4. Total Loss, out this week, is the project’s second proper full-length, and is the musical coming-out-of-the-shadows that HTDW’s 2010 tour was for Krell himself. Whereas his earlier music sounded like you were hearing it from a few blocks away, this time Krell’s voice and songwriting are front and center.

5. So now we know just how capable he is. “Set It Right,” for instance, takes a short, blunt vocal loop and Krell’s unselfconscious falsetto, and just stuns you with the inchoate emotion of it all. I have no idea what he’s talking about on the song, but it’s deeply moving anyway.
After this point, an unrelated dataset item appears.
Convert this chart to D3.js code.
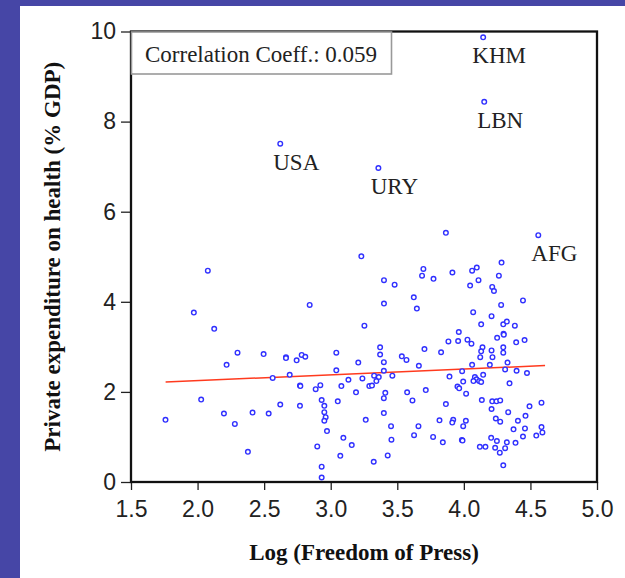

6. Krell is fanatical about the last two decades of R&B, and you can hear that stuff all over Total Loss: “Running Back,” for instance, is a close quote of Ashanti’s “Foolish.” He’s been doing this kind of thing from the beginning — covering Kanye’s “Welcome to Heartbreak,” sampling The-Dream, and otherwise appropriating bits of the music he likes best. But while the nostalgia and affection the technique evokes is effective, it also makes you wish that he’d own his own writing more. “Say My Name or Say Whatever” is deeply strange and pretty, like a cloud expressing regret: It’s attractive and accomplished in a way a denatured sample of Timbaland’s drums can never be.

7. It’s funny that there was a moment a couple years ago when it seemed like How to Dress Well and Frank Ocean and the Weeknd might be peers in a left-of-center R&B movement, primarily because all three were vaguely photography-averse, and kickstarted their careers exclusively on the Internet. In 2012, we now know that Ocean is the closest thing we’ll get in our time to Marvin Gaye; the Weeknd’s Abel Tesfaye will be paid millions to release a proper major-label debut; and Tom Krell will be back in Brooklyn’s Glasslands in no time, wearing shorts to fend off the heat.

8. Ambition is a lovely thing, but delivering on it is much harder. The closer Krell gets to creating some platonically perfect R&B song, the further he gets from actually having written one. Total Loss is a beautiful album, all ambient longing and sadness and spectral pop, rising and falling without warning — no other artist gets more emotional effect out of leaving things not quite finished. But it still feels not quite finished.